Wrecked rooms & stuff all over floor bugs me too; being a slack parent I tend to ignore up to a point but when it impinges, eg if I want to cross the room to open a window & can't without tripping over stuff, I invoke the binliner technique "you have x amount of time to tidy up properly, otherwise it's all going in a binliner in the attic"
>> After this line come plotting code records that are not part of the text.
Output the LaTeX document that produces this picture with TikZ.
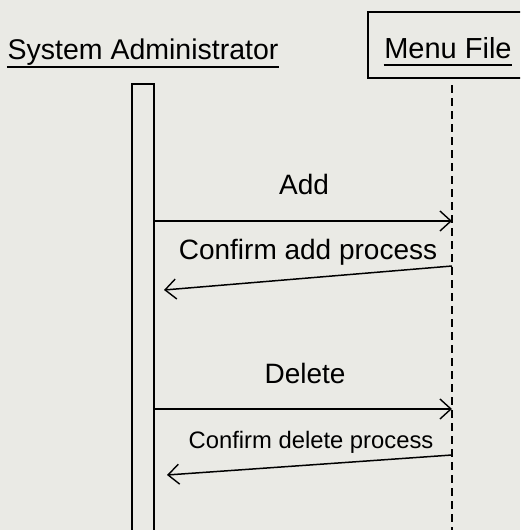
\documentclass[tikz,border=0pt]{standalone}
\usepackage{fontspec}
\setmainfont{Liberation Sans}
\usetikzlibrary{arrows.meta, positioning, calc}
\definecolor{paper}{RGB}{234,234,229}

\begin{document}
\begin{tikzpicture}[x=1pt, y=-1pt, line width=1.5pt,
  msg/.style={-{Straight Barb[length=11pt,width=20pt,line width=1.4pt]}},
  lbl/.style={font=\fontsize{28}{33}\selectfont, inner sep=0pt, anchor=base},
  lifeline/.style={dash pattern=on 8pt off 5pt}]
\fill[paper] (0,0) rectangle (520,530);
\clip (0,0) rectangle (520,530);

% Objects
\node[lbl, font=\fontsize{28.5}{33}\selectfont] (sa) at (143,59) {System Administrator};
\draw ([yshift=-8pt]sa.base west) -- ([yshift=-8pt]sa.base east);
\draw (368,12) rectangle (560,78);
\node[lbl, font=\fontsize{29}{33}\selectfont] (mf) at (448,58) {Menu File};
\draw ([yshift=-7pt]mf.base west) -- ([yshift=-7pt]mf.base east);

% Activation and lifeline
\node[draw, minimum width=22pt, minimum height=470pt, anchor=north, inner sep=0pt] (act) at (143,83) {};
\coordinate (ll) at (452,85);
\draw[lifeline] (ll) -- (452,545);

% Add
\coordinate (sa1) at (154,221);
\coordinate (mf1) at (452,221);
\draw[msg] (sa1) -- (mf1);
\node[lbl] (add) at (304,194) {Add};
\coordinate (mf2) at (452,266);
\coordinate (sa2) at (164,290);
\draw[msg] (mf2) -- (sa2);
\node[lbl] (cadd) at (308,259) {Confirm add process};

% Delete
\coordinate (sa3) at (154,409);
\coordinate (mf3) at (452,409);
\draw[msg] (sa3) -- (mf3);
\node[lbl] (del) at (305,383) {Delete};
\coordinate (mf4) at (452,455);
\coordinate (sa4) at (167,475);
\draw[msg] (mf4) -- (sa4);
\node[lbl, font=\fontsize{23.8}{28}\selectfont] (cdel) at (311,448) {Confirm delete process};
\end{tikzpicture}
\end{document}
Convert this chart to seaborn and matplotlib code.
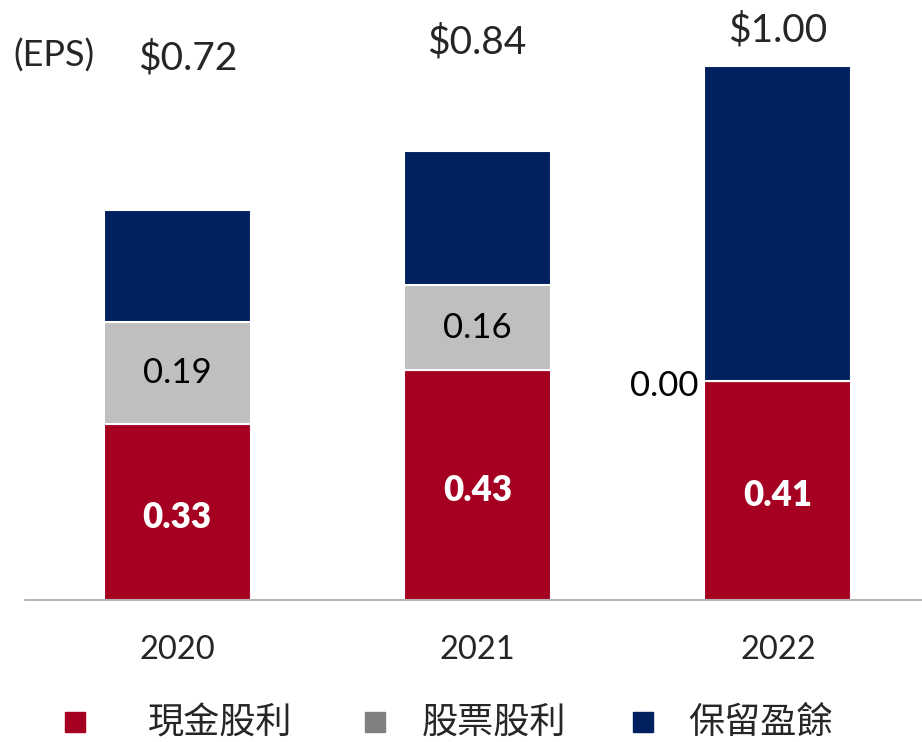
import matplotlib
matplotlib.use("Agg")
import matplotlib.pyplot as plt
from matplotlib.lines import Line2D
import seaborn as sns
import pandas as pd
import numpy as np

years = ["2020", "2021", "2022"]
cash_div = [0.33, 0.43, 0.41]
stock_div = [0.19, 0.16, 0.00]
retained = [0.21, 0.25, 0.59]
eps_labels = ["$0.72", "$0.84", "$1.00"]
series_names = ["現金股利", "股票股利", "保留盈餘"]

c_red = "#A50021"
c_gray = "#BFBFBF"
c_gray_leg = "#808080"
c_navy = "#002060"

sns.set_theme(style="white")
plt.rcParams["font.family"] = ["Lato", "Noto Sans CJK TC", "DejaVu Sans"]

df = pd.DataFrame({"year": years, "cash": cash_div, "stock": stock_div, "ret": retained})

fig = plt.figure(figsize=(9.22, 7.42), dpi=100)
ax = fig.add_axes([25/922, 142/742, 897/922, 600/742])

b1 = np.array(cash_div)
b2 = b1 + np.array(stock_div)
sns.barplot(data=df, x="year", y="cash", color=c_red, width=0.49, ax=ax,
            edgecolor="white", linewidth=1.5, saturation=1)
sns.barplot(data=df, x="year", y="stock", color=c_gray, width=0.49, ax=ax,
            bottom=b1, edgecolor="white", linewidth=1.5, saturation=1)
sns.barplot(data=df, x="year", y="ret", color=c_navy, width=0.49, ax=ax,
            bottom=b2, edgecolor="white", linewidth=1.5, saturation=1)

ax.set_xlim(-0.507, 2.48)
ax.set_ylim(0, 600/534)
ax.set_xlabel("")
ax.set_ylabel("")
ax.set_yticks([])
ax.tick_params(axis="x", length=0, pad=25, labelsize=23.5)
for s in ["top", "left", "right"]:
    ax.spines[s].set_visible(False)
ax.spines["bottom"].set_color("#A6A6A6")
ax.spines["bottom"].set_linewidth(1.2)

# segment labels
for i in range(3):
    ax.text(i, cash_div[i] / 2 - 0.01, f"{cash_div[i]:.2f}", ha="center", va="center",
            color="white", fontsize=25, fontweight="heavy")
for i in range(2):
    ax.text(i, b1[i] + stock_div[i] / 2, f"{stock_div[i]:.2f}", ha="center", va="center",
            color="black", fontsize=25)
ax.text(2 - 0.245 - 0.02, 0.40, f"{stock_div[2]:.2f}", ha="right", va="center",
        color="black", fontsize=25)

# total labels (fixed positions above bars)
tot_y = [58, 42, 30]
tot_x = [188/922, 477/922, 778/922]
for i in range(3):
    fig.text(tot_x[i], 1 - tot_y[i]/742, eps_labels[i], ha="center", va="center",
             fontsize=28)
fig.text(13/922, 1 - 56/742, "(EPS)", ha="left", va="center", fontsize=26)

# legend (manually placed items)
sq_x = [75, 375, 643]
txt_x = [148, 422, 688]
leg_y = 1 - 722/742
for c, sx, tx, name in zip([c_red, c_gray_leg, c_navy], sq_x, txt_x, series_names):
    fig.add_artist(Line2D([sx/922], [leg_y], marker="s", linestyle="", markersize=14,
                          color=c, transform=fig.transFigure))
    fig.text(tx/922, leg_y, name, ha="left", va="center", fontsize=26)

fig.savefig("out.png", dpi=100)
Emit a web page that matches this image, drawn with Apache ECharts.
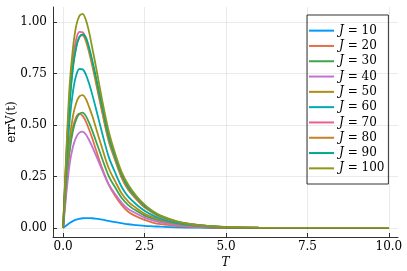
<!DOCTYPE html>
<html><head><meta charset="utf-8">
<script src="https://cdn.jsdelivr.net/npm/echarts@6/dist/echarts.min.js"></script>
<style>html,body{margin:0;padding:0;background:#fff}#c{width:407px;height:271px}</style>
</head><body><div id="c"></div>
<script>
const T = [0, 0.1, 0.2, 0.3, 0.4, 0.5, 0.6, 0.7, 0.8, 0.9, 1.0, 1.2, 1.4, 1.6, 1.8, 2.0, 2.25, 2.5, 2.75, 3.0, 3.5, 4.0, 4.5, 5.0, 6.0, 7.0, 8.0, 9.0, 10.0];
const J10 = [0, 0.012, 0.024, 0.033, 0.04, 0.044, 0.047, 0.048, 0.048, 0.047, 0.045, 0.04, 0.034, 0.028, 0.023, 0.018, 0.014, 0.01, 0.008, 0.006, 0.003, 0.0015, 0.0008, 0.0004, 0.0001, 0, 0, 0, 0];
const J20 = [0, 0.211, 0.389, 0.488, 0.538, 0.555, 0.544, 0.516, 0.477, 0.433, 0.383, 0.289, 0.211, 0.155, 0.111, 0.079, 0.056, 0.039, 0.026, 0.018, 0.009, 0.005, 0.002, 0.001, 0.0002, 0, 0, 0, 0];
const J30 = [0, 0.202, 0.37, 0.47, 0.526, 0.554, 0.56, 0.543, 0.51, 0.47, 0.426, 0.336, 0.252, 0.196, 0.145, 0.111, 0.083, 0.06, 0.045, 0.033, 0.017, 0.0095, 0.005, 0.0024, 0.0006, 0, 0, 0, 0];
const J40 = [0, 0.168, 0.309, 0.393, 0.44, 0.463, 0.468, 0.454, 0.426, 0.393, 0.356, 0.281, 0.211, 0.164, 0.122, 0.092, 0.07, 0.05, 0.037, 0.027, 0.014, 0.008, 0.004, 0.002, 0.0005, 0, 0, 0, 0];
const J50 = [0, 0.232, 0.426, 0.542, 0.606, 0.639, 0.645, 0.626, 0.587, 0.542, 0.49, 0.387, 0.29, 0.226, 0.167, 0.128, 0.096, 0.069, 0.051, 0.037, 0.02, 0.011, 0.0058, 0.0027, 0.0006, 0, 0, 0, 0];
const J60 = [0, 0.285, 0.52, 0.66, 0.74, 0.772, 0.77, 0.745, 0.70, 0.645, 0.585, 0.46, 0.345, 0.268, 0.199, 0.152, 0.114, 0.083, 0.061, 0.044, 0.023, 0.013, 0.007, 0.0032, 0.0007, 0, 0, 0, 0];
const J70 = [0, 0.355, 0.645, 0.82, 0.915, 0.952, 0.95, 0.92, 0.865, 0.80, 0.725, 0.57, 0.428, 0.333, 0.247, 0.188, 0.142, 0.102, 0.075, 0.054, 0.029, 0.016, 0.0086, 0.0041, 0.0009, 0, 0, 0, 0];
const J80 = [0, 0.337, 0.617, 0.785, 0.879, 0.926, 0.935, 0.907, 0.851, 0.785, 0.711, 0.561, 0.421, 0.328, 0.243, 0.185, 0.139, 0.1, 0.074, 0.053, 0.029, 0.016, 0.0085, 0.0039, 0.0009, 0, 0, 0, 0];
const J90 = [0, 0.32, 0.60, 0.775, 0.875, 0.928, 0.94, 0.925, 0.875, 0.81, 0.74, 0.59, 0.445, 0.345, 0.26, 0.198, 0.149, 0.108, 0.079, 0.057, 0.03, 0.017, 0.009, 0.0043, 0.0009, 0, 0, 0, 0];
const J100 = [0, 0.37, 0.69, 0.87, 0.98, 1.03, 1.04, 1.01, 0.95, 0.87, 0.79, 0.62, 0.47, 0.36, 0.27, 0.21, 0.155, 0.113, 0.082, 0.06, 0.032, 0.017, 0.009, 0.0045, 0.001, 0, 0, 0, 0];
const seriesNames = ['J = 10', 'J = 20', 'J = 30', 'J = 40', 'J = 50', 'J = 60', 'J = 70', 'J = 80', 'J = 90', 'J = 100'];
const seriesValues = [J10, J20, J30, J40, J50, J60, J70, J80, J90, J100];
const colors = ['#009AFA', '#E36F47', '#3EA44E', '#C371D2', '#AC8E18', '#00AAAE', '#ED5E93', '#C68225', '#00A98D', '#8E971D'];
const xTicks = [0, 2.5, 5, 7.5, 10];
const yTicks = [0, 0.25, 0.5, 0.75, 1.0];
const xLabel = 'T';
const yLabel = 'errV(t)';

const FONT = 'DejaVu Serif';
const chart = echarts.init(document.getElementById('c'), null, {renderer: 'canvas'});
const series = seriesNames.map((n, k) => ({
  name: n, type: 'line', data: T.map((t, i) => [t, seriesValues[k][i]]),
  smooth: 0.3, showSymbol: false, symbol: 'none', z: 3,
  lineStyle: {width: 1.8, color: colors[k]}, itemStyle: {color: colors[k]}
}));
series.unshift({
  name: '__grid', type: 'line', data: [], z: 1, silent: true,
  markLine: {
    silent: true, symbol: ['none', 'none'], label: {show: false},
    lineStyle: {color: 'rgba(0,0,0,0.08)', width: 1, type: 'solid'},
    data: xTicks.map(v => ({xAxis: v})).concat(yTicks.map(v => ({yAxis: v})))
  }
});
chart.setOption({
  animation: false,
  backgroundColor: '#fff',
  grid: {left: 53, right: 9, top: 7, bottom: 34, containLabel: false, outerBoundsMode: 'none'},
  xAxis: {
    type: 'value', min: -0.31, max: 10.28,
    name: xLabel, nameLocation: 'middle', nameGap: 20, nameMoveOverlap: false,
    nameTextStyle: {fontFamily: FONT, fontStyle: 'italic', fontSize: 12, color: '#000'},
    axisLine: {onZero: false, lineStyle: {color: '#333', width: 1}},
    axisTick: {inside: true, length: 4, customValues: xTicks, lineStyle: {color: '#333'}},
    axisLabel: {customValues: xTicks, margin: 4, fontFamily: FONT, fontSize: 12, color: '#000', formatter: v => v.toFixed(1)},
    splitLine: {show: false}
  },
  yAxis: {
    type: 'value', min: -0.044, max: 1.073,
    name: yLabel, nameLocation: 'middle', nameGap: 35, nameRotate: 90, nameMoveOverlap: false,
    nameTextStyle: {fontFamily: FONT, fontSize: 12, color: '#000'},
    axisLine: {onZero: false, lineStyle: {color: '#333', width: 1}},
    axisTick: {inside: true, length: 4, customValues: yTicks, lineStyle: {color: '#333'}},
    axisLabel: {customValues: yTicks, margin: 6, fontFamily: FONT, fontSize: 12, color: '#000', formatter: v => v.toFixed(2)},
    splitLine: {show: false}
  },
  legend: {
    data: seriesNames, orient: 'vertical', left: 307, top: 15,
    padding: [8, 4, 8, 2], itemGap: 0, itemWidth: 25, itemHeight: 2, icon: 'rect',
    borderColor: '#333', borderWidth: 1, backgroundColor: '#fff',
    formatter: n => '{i|J} = ' + n.split('= ')[1],
    textStyle: {fontFamily: FONT, fontSize: 12, color: '#000', lineHeight: 15.3,
      rich: {i: {fontFamily: FONT, fontStyle: 'italic', fontSize: 12, color: '#000', lineHeight: 15.3}}}
  },
  series: series
});
</script></body></html>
The dog poo thing is very annoying & would do my head in, I've no idea why DD didn't mention it to you except that kids do have different standards & really don't mind things like that - they don't think of it as dirty (didn't it smell though???) But it's not a question of respect really; they sound like normal kids with kid standards, & the glowing reports from others mean you're doing pretty well Smile

I don't think you're expecting too much, but adult standards are always going to be higher than theirs - messy bedrooms aren't so important, you can always close the door - just enforce rules about litter & dirty pots in public areas, & dog poo anywhere, & forget the rest maybe?

hairylights · 27/04/2011 09:01

At fourteen your child should be

Doing own laundry
Doing a turn regularly on: hoovering, cleaning (bathroom, kitchen, living room, stairs, landing), washing up (a regular turn).

farkthatforagameofsoldiers · 27/04/2011 10:54

Mine are 8 and 4. They tidy their own rooms, bring their plates, crockery etc to the kitchen after eating, put their own laundry in the basket.

My 4 year old dd knows how to put a wash on if I sort it for her first - puts it in the machine, tablets right at the back of the drum, turn to 40 and switch on. I often ponder how my ex was unable to work out to use the washing machine even once in the 8 years we were together. Btw I dont make her put the washing on, she likes doing it.